Placement is bad everywhere, except maybe for analysts because they're cheap and hard working and easy to exploit.
Actually, I am not sure things will be dramatically different next year. Probably not...
FWIW, I have heard that Stanford provides the most theoretical program among the three (have several PhD friends who went through that program). In terms of future employment: I know that Stanford's program doesn't have dedicated job placement officers (Haas MFE offers this facility, not sure about NYU's.. they probably do). With a class size of 50-60, things can get pretty crowded come recruiting season.
I'd vote in for NYU: they arguably have the best alumni network of its kind (along with CMU), and have strong ties with employers. Awesome faculty, too. Nomade, if you're not sure about how things will look like next year, the standard Princeton's program length is two years.. :p
In Princeton's defense against the claims of it not being a 'financial engineering' program -- I think it really is what you make out of it. They only have 6 required cores, which leaves (at least) 10 electives for you to take. You can then take all the ORFE graduate courses you want, which to my understanding is what many Princeton kids do after all :)
I do have to concede though, that many of Princeton's courses are not taught by practitioners, which might produce a completely different education experience.
I mean, in terms of "the degree being what you make of it".
You can take many electives in economics/GSB/math etc too.
Princeton is not an option for me.
But still, my point about no dedicated placement officer stands. Another thing that has NYU going is obviously its location.
yeah, I would go with NYU or Berkeley- one really good thing about UCB is they place interns off cycle so you don't have competition from the other math finance/MBA students for summer jobs- similar to Dartmouth's 'wintern' program on the D-plan... that advantage is not to be understated since the competition for summer 2010 internships will be brutal (you've got an advantage here because you've traded before, but some quant groups actually prefer newbies who come from academia or research labs)... UCB (based on its brochure) places plenty of people at NY banks and basically has a monopoly on BGI.

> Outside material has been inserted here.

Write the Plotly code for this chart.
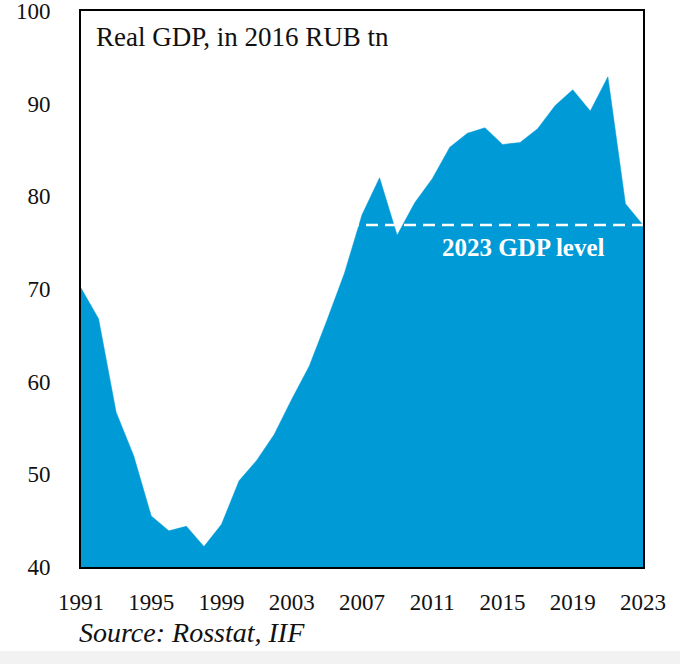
import plotly.graph_objects as go

years = list(range(1991, 2024))
gdp = [70.1, 66.8, 56.7, 52.0, 45.5, 43.9, 44.4, 42.2, 44.6, 49.3,
       51.5, 54.3, 58.1, 61.7, 66.6, 71.7, 78.0, 82.0, 75.8, 79.3,
       81.9, 85.3, 86.8, 87.4, 85.6, 85.8, 87.3, 89.8, 91.5, 89.2,
       92.9, 79.2, 76.9]
level_2023 = gdp[-1]
x_ticks = [1991, 1995, 1999, 2003, 2007, 2011, 2015, 2019, 2023]
y_ticks = [40, 50, 60, 70, 80, 90, 100]

SERIF = "Liberation Serif, Times New Roman, serif"
BLUE = "#009BD6"

W, H = 680, 664
OFF = 0  # body margin removed via post_script
L, R, T, B = 81, 37, 11, 97
PW, PH = W - L - R, H - T - B


def px(page_x):
    return (page_x - OFF - L) / PW


def py(page_y):
    return (H - B - (page_y - OFF)) / PH


fig = go.Figure()
fig.add_trace(go.Scatter(
    x=years, y=gdp, mode="lines", fill="tozeroy",
    fillcolor=BLUE, line=dict(color=BLUE, width=0.5),
    hoverinfo="skip", showlegend=False))
fig.add_trace(go.Scatter(
    x=[years[0], years[-1]], y=[level_2023, level_2023], mode="lines",
    line=dict(color="white", width=2.5, dash="12px,7px"),
    hoverinfo="skip", showlegend=False))

fig.add_annotation(x=2016.2, y=level_2023, yshift=-22, text="<b>2023 GDP level</b>",
                   showarrow=False, font=dict(family=SERIF, size=25, color="white"),
                   xanchor="center", yanchor="middle")
fig.add_annotation(x=px(94), y=py(20), xref="paper", yref="paper",
                   text="Real GDP, in 2016 RUB tn", showarrow=False,
                   font=dict(family=SERIF, size=27, color="#111"),
                   xanchor="left", yanchor="top")
fig.add_annotation(x=px(77), y=py(632), xref="paper", yref="paper",
                   text="<i>Source: Rosstat, IIF</i>",
                   showarrow=False, font=dict(family=SERIF, size=28, color="#111"),
                   xanchor="left", yanchor="middle")

fig.add_shape(type="rect", xref="paper", yref="paper",
              x0=px(0), x1=px(W), y0=py(H), y1=py(651),
              fillcolor="#f2f2f2", line=dict(width=0), layer="below")

fig.update_layout(
    width=W, height=H,
    margin=dict(l=L, r=R, t=T, b=B),
    paper_bgcolor="white", plot_bgcolor="white",
    font=dict(family=SERIF, size=23, color="#111"),
    xaxis=dict(range=[1991, 2023], tickvals=x_ticks, ticktext=[str(v) for v in x_ticks],
               showgrid=False, zeroline=False, showline=True, mirror=True,
               linecolor="black", linewidth=2, ticks="", ticklabelstandoff=13,
               automargin=False, ticklabeloverflow="allow",
               tickfont=dict(family=SERIF, size=23, color="#111")),
    yaxis=dict(range=[40, 100.0001], tickvals=y_ticks, showgrid=False, zeroline=False,
               showline=True, mirror=True, linecolor="black", linewidth=2,
               ticks="", ticklabelstandoff=24, automargin=False,
               ticklabeloverflow="allow",
               tickfont=dict(family=SERIF, size=23, color="#111")),
)

fig.write_html("out.html",
               config={"displayModeBar": False},
               post_script="document.body.style.margin='0';"
                           "document.body.style.overflow='hidden';")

NYU has the advantage of some really famous researchers like Avellaneda, Carr, Gatheral, Almgren. I've heard from friends that the teaching is a bit uneven, like every top school. In terms of brand and content, CMU, UCB, Columbia, Cornell, U of C, Michigan, NYU, Stanford, Princeton all are pretty similar. Two semesters or three semesters is not enough time to really learn the material if you don't have a strong background coming into it. I think that's why Chicago requires the Math GRE and UCB requires CFA 1. I would look into getting Shreve's Stochastic Calc II and trying to self-study a bit (very dense material for sure).
Such as Jorion, H. Leland, R. Kahn, M. Rubinstein, etc.
I'm at the Stanford program; chose it over NYU. It is certainly a math intensive program although you can take a bunch of GSB and CS electives and shape your program the way you want to.
Internships are hard to come by; I managed to land one last month, but a majority of guys in my class are headed either to jobs/internships that they were at before they came to the program, or plan to work do research at Stanford over the summer and apply for PhD programs.